April Fools Day brings out the most creative energies in some people. And the best part is, we get to laugh about it all in hindsight. Whether it’s the spaghetti tree joke, or the left-handed Whopper, or even The Taco Liberty Bell, it’s all in good fun.
To add a little fun to the Blog, here are some of the best car-related April Fools hoaxes we’ve found. Hope you enjoy it.
Top 4 Automotive April Fools Jokes
BMW has always enjoyed the spirit of April Fools Day with some great jokes, usually rolled out
The Insect Deflector Screen – a new kind of windshield announced in 1996, with a special clear rubber coating that caused insects to literally bounce off the glass when the car was driven at high speeds.
Cooking From Your Car – In 2004, BMW ran newspaper ads proudly announcing new technology that would allow drivers to cook dinner at home while still in their car. All the dials for the home oven were built into the dashboard of the car and communicated wirelessly with the actual oven at home. Drivers could monitor the progress of their meals via a built-in oven cam. The ad directed readers to a website that offered recipes such as "chicken a la M42."
But BMW aren’t the only people who like to do a good April Fools gag.
“Freewheelz” – Esquire Magazine got into the act in 2000 with talk of a new company called Freewheelz.
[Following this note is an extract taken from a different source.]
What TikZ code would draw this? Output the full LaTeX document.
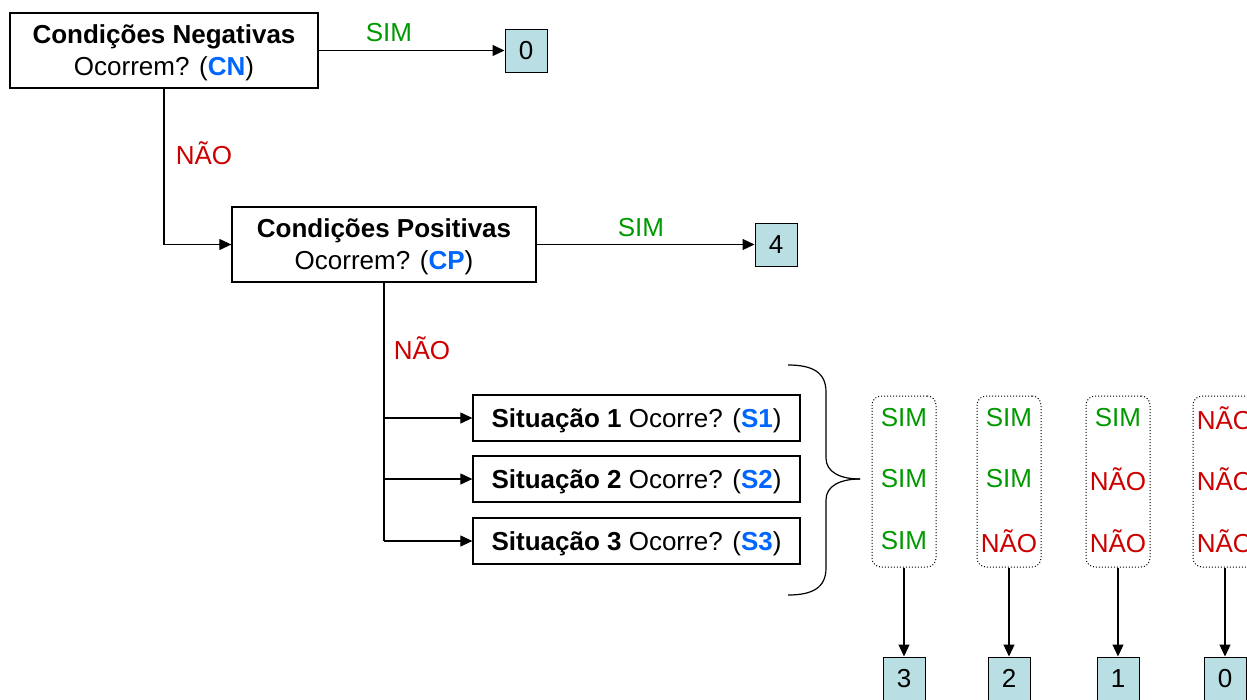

People would get free cars in exchange for advertising placed on the outside of the car and streaming advertising on the radio inside. Requirements for the free car were you had to drive over 300 miles a week, and complete a 600-question survey on everything from politics to your views on hair loss. You then submitted your tax returns, video rental receipts, and a stool sample. Esquire Magazine’s offices were flooded with calls from people wanting to know how they could sign up.
One-way Highways – the M25 is the circular highway surrounding London and gets tons of traffic. So Britain’s Department of Transport came up with the idea in 1991 to double the traffic capacity of the ring road by making both sides travel in the same direction. Traffic would go clockwise one day and counterclockwise the next, with a break on weekends. Protestors complained that a 2-mile journey on one day would turn into a 117-mile journey the next. The writers at The Times of London newspaper apparently got a big kick out of the reaction to their big joke.
This post was published on April 1, 2014 and was updated on January 7, 2022.